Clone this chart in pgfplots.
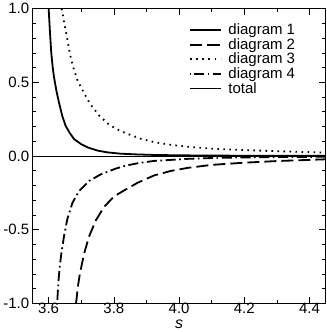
\documentclass[border=0pt]{standalone}
\usepackage{fontspec}
\setmainfont{Liberation Sans}
\usepackage{pgfplots}
\pgfplotsset{compat=1.18}

\begin{document}
\begin{tikzpicture}
\begin{axis}[
  scale only axis,
  width=292bp, height=294bp,
  xmin=3.551, xmax=4.449,
  ymin=-1, ymax=1,
  xtick={3.6,3.8,4.0,4.2,4.4},
  ytick={-1,-0.5,0,0.5,1},
  minor x tick num=1,
  minor y tick num=4,
  tick align=inside,
  major tick length=6.5bp,
  minor tick length=3.3bp,
  every tick/.style={black, line width=0.7bp},
  axis line style={line width=1.2bp},
  xticklabel style={yshift=3.5bp, /pgf/number format/.cd, fixed, fixed zerofill, precision=1, assume math mode=true},
  yticklabel style={/pgf/number format/.cd, fixed, fixed zerofill, precision=1, assume math mode=true},
  tick label style={font=\fontsize{15}{17}\selectfont},
  xlabel={\fontsize{16}{18}\selectfont\itshape s},
  xlabel style={yshift=1bp},
  legend cell align=left,
  legend style={draw=none, fill=none, at={(0.535,0.962)}, anchor=north west,
    inner xsep=0bp, row sep=-1.8bp,
    nodes={font=\fontsize{15}{16}\selectfont}},
  legend image code/.code={\draw[#1] (0bp,0bp) -- (30bp,0bp);},
]

% diagram 1
\addplot[black, line width=1.8bp] coordinates {
  (3.600,1.0) (3.604,0.84) (3.608,0.70) (3.612,0.61) (3.616,0.54)
  (3.624,0.44) (3.632,0.36) (3.642,0.27) (3.652,0.205) (3.665,0.155)
  (3.678,0.115) (3.700,0.080) (3.720,0.058) (3.750,0.037) (3.780,0.025)
  (3.820,0.016) (3.870,0.011) (3.930,0.007) (4.000,0.005) (4.100,0.003)
  (4.250,0.002) (4.450,0.001)
};
\addlegendentry{\hspace{5bp}diagram 1}

% diagram 2
\addplot[black, line width=1.8bp, dash pattern=on 12bp off 5bp] coordinates {
  (3.684,-1.0) (3.690,-0.88) (3.696,-0.795) (3.709,-0.66) (3.724,-0.545)
  (3.745,-0.435) (3.770,-0.345) (3.800,-0.275) (3.830,-0.235) (3.873,-0.181)
  (3.924,-0.131) (3.975,-0.101) (4.027,-0.080) (4.100,-0.060) (4.200,-0.045)
  (4.300,-0.034) (4.450,-0.022)
};
\addlegendentry{\hspace{5bp}diagram 2}

% diagram 3
\addplot[black, line width=1.8bp, dash pattern=on 1.6bp off 4.4bp] coordinates {
  (3.640,1.0) (3.647,0.91) (3.655,0.82) (3.666,0.685) (3.675,0.605)
  (3.688,0.515) (3.707,0.433) (3.727,0.354) (3.755,0.274) (3.786,0.212)
  (3.818,0.172) (3.840,0.152) (3.883,0.117) (3.924,0.094) (3.975,0.076)
  (4.027,0.063) (4.110,0.048) (4.270,0.035) (4.450,0.023)
};
\addlegendentry{\hspace{5bp}diagram 3}

% diagram 4
\addplot[black, line width=1.8bp, dash pattern=on 10bp off 3.5bp on 1.7bp off 3.5bp, dash phase=15bp] coordinates {
  (3.626,-1.0) (3.630,-0.85) (3.634,-0.75) (3.639,-0.66) (3.647,-0.545)
  (3.657,-0.43) (3.673,-0.317) (3.693,-0.238) (3.724,-0.169) (3.760,-0.124)
  (3.806,-0.085) (3.837,-0.065) (3.880,-0.046) (3.924,-0.033) (4.027,-0.019)
  (4.120,-0.012) (4.250,-0.008) (4.450,-0.005)
};
\addlegendentry{\hspace{5bp}diagram 4}

% total
\addplot[black, line width=0.8bp] coordinates {
  (3.551,0.0) (4.449,0.0)
};
\addlegendentry{\hspace{5bp}total}

\end{axis}
\end{tikzpicture}
\end{document}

| What is required |
Quote the material word for word, dropping any images it holds.

| Finished task |
Clone this chart in pgfplots.
\documentclass[border=0pt]{standalone}
\usepackage{fontspec}
\setmainfont{Liberation Sans}
\usepackage{pgfplots}
\pgfplotsset{compat=1.18}

\begin{document}
\begin{tikzpicture}
\begin{axis}[
  scale only axis,
  width=292bp, height=294bp,
  xmin=3.551, xmax=4.449,
  ymin=-1, ymax=1,
  xtick={3.6,3.8,4.0,4.2,4.4},
  ytick={-1,-0.5,0,0.5,1},
  minor x tick num=1,
  minor y tick num=4,
  tick align=inside,
  major tick length=6.5bp,
  minor tick length=3.3bp,
  every tick/.style={black, line width=0.7bp},
  axis line style={line width=1.2bp},
  xticklabel style={yshift=3.5bp, /pgf/number format/.cd, fixed, fixed zerofill, precision=1, assume math mode=true},
  yticklabel style={/pgf/number format/.cd, fixed, fixed zerofill, precision=1, assume math mode=true},
  tick label style={font=\fontsize{15}{17}\selectfont},
  xlabel={\fontsize{16}{18}\selectfont\itshape s},
  xlabel style={yshift=1bp},
  legend cell align=left,
  legend style={draw=none, fill=none, at={(0.535,0.962)}, anchor=north west,
    inner xsep=0bp, row sep=-1.8bp,
    nodes={font=\fontsize{15}{16}\selectfont}},
  legend image code/.code={\draw[#1] (0bp,0bp) -- (30bp,0bp);},
]

% diagram 1
\addplot[black, line width=1.8bp] coordinates {
  (3.600,1.0) (3.604,0.84) (3.608,0.70) (3.612,0.61) (3.616,0.54)
  (3.624,0.44) (3.632,0.36) (3.642,0.27) (3.652,0.205) (3.665,0.155)
  (3.678,0.115) (3.700,0.080) (3.720,0.058) (3.750,0.037) (3.780,0.025)
  (3.820,0.016) (3.870,0.011) (3.930,0.007) (4.000,0.005) (4.100,0.003)
  (4.250,0.002) (4.450,0.001)
};
\addlegendentry{\hspace{5bp}diagram 1}

% diagram 2
\addplot[black, line width=1.8bp, dash pattern=on 12bp off 5bp] coordinates {
  (3.684,-1.0) (3.690,-0.88) (3.696,-0.795) (3.709,-0.66) (3.724,-0.545)
  (3.745,-0.435) (3.770,-0.345) (3.800,-0.275) (3.830,-0.235) (3.873,-0.181)
  (3.924,-0.131) (3.975,-0.101) (4.027,-0.080) (4.100,-0.060) (4.200,-0.045)
  (4.300,-0.034) (4.450,-0.022)
};
\addlegendentry{\hspace{5bp}diagram 2}

% diagram 3
\addplot[black, line width=1.8bp, dash pattern=on 1.6bp off 4.4bp] coordinates {
  (3.640,1.0) (3.647,0.91) (3.655,0.82) (3.666,0.685) (3.675,0.605)
  (3.688,0.515) (3.707,0.433) (3.727,0.354) (3.755,0.274) (3.786,0.212)
  (3.818,0.172) (3.840,0.152) (3.883,0.117) (3.924,0.094) (3.975,0.076)
  (4.027,0.063) (4.110,0.048) (4.270,0.035) (4.450,0.023)
};
\addlegendentry{\hspace{5bp}diagram 3}

% diagram 4
\addplot[black, line width=1.8bp, dash pattern=on 10bp off 3.5bp on 1.7bp off 3.5bp, dash phase=15bp] coordinates {
  (3.626,-1.0) (3.630,-0.85) (3.634,-0.75) (3.639,-0.66) (3.647,-0.545)
  (3.657,-0.43) (3.673,-0.317) (3.693,-0.238) (3.724,-0.169) (3.760,-0.124)
  (3.806,-0.085) (3.837,-0.065) (3.880,-0.046) (3.924,-0.033) (4.027,-0.019)
  (4.120,-0.012) (4.250,-0.008) (4.450,-0.005)
};
\addlegendentry{\hspace{5bp}diagram 4}

% total
\addplot[black, line width=0.8bp] coordinates {
  (3.551,0.0) (4.449,0.0)
};
\addlegendentry{\hspace{5bp}total}

\end{axis}
\end{tikzpicture}
\end{document}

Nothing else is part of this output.